Re: [PATCH v2] make buffer_locked provide an acquire semantics

From: Mikulas Patocka
Date: Sun Jul 31 2022 - 16:39:43 EST




On Sun, 31 Jul 2022, Linus Torvalds wrote:

> [ Will and Paul, question for you below ]
>
> On Sun, Jul 31, 2022 at 8:08 AM Mikulas Patocka <mpatocka@xxxxxxxxxx> wrote:
> >
> > Also, there is this pattern present several times:
> > wait_on_buffer(bh);
> > if (!buffer_uptodate(bh))
> > err = -EIO;
> > It may be possible that buffer_uptodate is executed before wait_on_buffer
> > and it may return spurious error.
>
> I'm not convinced that's actually valid.
>
> They are testing the same memory location, and I don't think our
> memory ordering model allows for _that_ to be out-of-order. Memory
> barriers are for accesses to different memory locations.

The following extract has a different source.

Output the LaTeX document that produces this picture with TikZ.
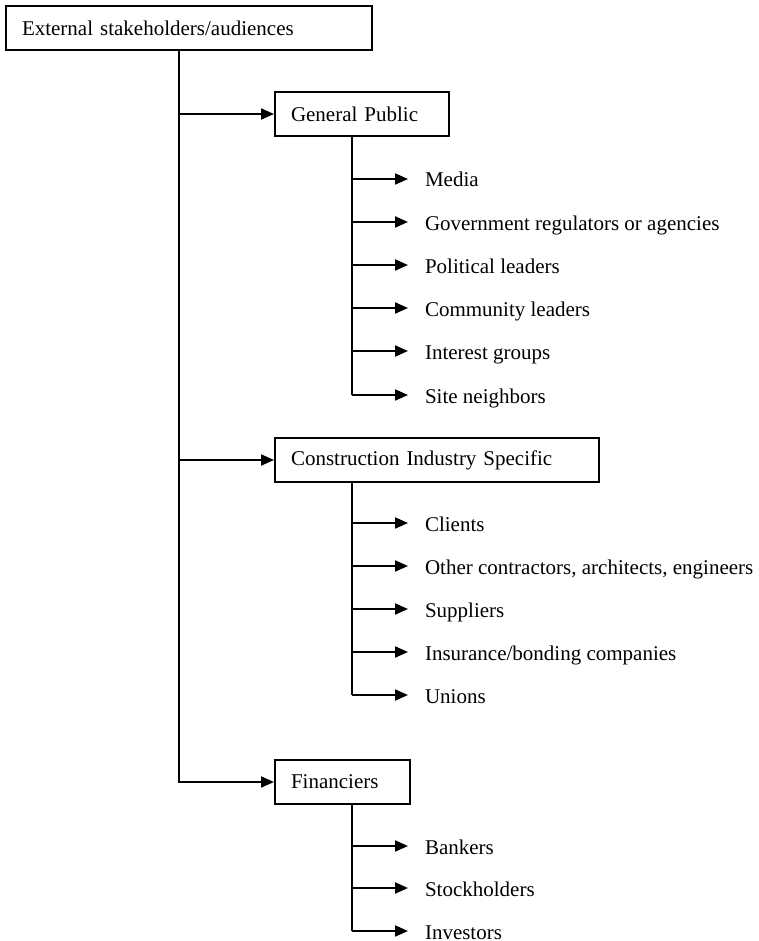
\documentclass[tikz,border=0pt]{standalone}
\usepackage{fontspec}
\setmainfont{Liberation Serif}
\usetikzlibrary{arrows.meta}
\begin{document}
\begin{tikzpicture}[x=0.5pt,y=-0.5pt,
  font=\fontsize{10.5}{12.6}\selectfont,
  line width=1pt,
  catbox/.style={draw, line width=1pt, anchor=north west, inner xsep=8pt,
    inner ysep=0pt, minimum height=22pt, align=left},
  leaf/.style={anchor=base west, inner sep=0pt},
  arr/.style={-{Triangle[length=6.5pt,width=5.5pt]}}]
\useasboundingbox (0,0) rectangle (759,941);

% top-level box and the trunk line under it
\node[catbox, text width=167pt] (top) at (5,5) {External stakeholders/audiences};
\coordinate (trunk) at (179,49);

% second-level boxes
\node[catbox, text width=71pt]  (gp)  at (274,91)  {General Public};
\node[catbox, text width=146pt] (cis) at (274,437) {Construction Industry Specific};
\node[catbox, text width=51.5pt] (fin) at (274,759) {Financiers};

\draw[arr] (trunk) |- (fin.west);
\draw[arr] (trunk |- gp.west) -- (gp.west);
\draw[arr] (trunk |- cis.west) -- (cis.west);

% branch points below each box
\coordinate (gpb)  at (352,135);
\coordinate (cisb) at (352,481);
\coordinate (finb) at (352,803);

\foreach \n/\y/\t in {media/179/Media,
    gov/222/Government regulators or agencies,
    pol/265/Political leaders,
    com/308/Community leaders,
    int/351/Interest groups,
    site/395/Site neighbors} {
  \node[leaf] (\n) at (424,\y+8) {\t};
  \coordinate (\n-tip) at (408,\y);
  \draw[arr] (gpb |- \n-tip) -- (\n-tip);
}
\draw (gpb) -- (gpb |- site-tip);

\foreach \n/\y/\t in {cli/523/Clients,
    oth/566/{Other contractors, architects, engineers},
    sup/609/Suppliers,
    ins/652/{Insurance/bonding companies},
    uni/695/Unions} {
  \node[leaf] (\n) at (424,\y+8) {\t};
  \coordinate (\n-tip) at (408,\y);
  \draw[arr] (cisb |- \n-tip) -- (\n-tip);
}
\draw (cisb) -- (cisb |- uni-tip);

\foreach \n/\y/\t in {ban/846/Bankers,
    sto/888/Stockholders,
    inv/931/Investors} {
  \node[leaf] (\n) at (424,\y+8) {\t};
  \coordinate (\n-tip) at (408,\y);
  \draw[arr] (finb |- \n-tip) -- (\n-tip);
}
\draw (finb) -- (finb |- inv-tip);
\end{tikzpicture}
\end{document}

You are right. And the bit tests are volatile, so the compiler can't
reorder them.

But the compiler can reorder non-volatile accesses around volatile
accesses (gcc does this, clang afaik doesn't), so the bit tests need at
least a compiler barrier after them.

> But the patch looks fine, though I agree that the ordering in
> __wait_on_buffer should probably be moved into
> wait_on_bit/wait_on_bit_io.

Yes, there are more bugs where the code does wait_on_bit and then reads
some data without any barrier. Adding the barrier to wait_on_bit fixes
that.

I'll send two patches, one for wait_on_bit and the other for
buffer_locked.

Do you think that wait_event also needs a read memory barrier? It is
defined as:
#define wait_event(wq_head, condition) \
do { \
might_sleep(); \
if (condition) \
break; \
__wait_event(wq_head, condition); \
} while (0)

Mikulas

> And would we perhaps want the bitops to have the different ordering
> versions? Like "set_bit_release()" and "test_bit_acquire()"? That
> would seem to be (a) cleaner and (b) possibly generate better code for
> architectures where that makes a difference?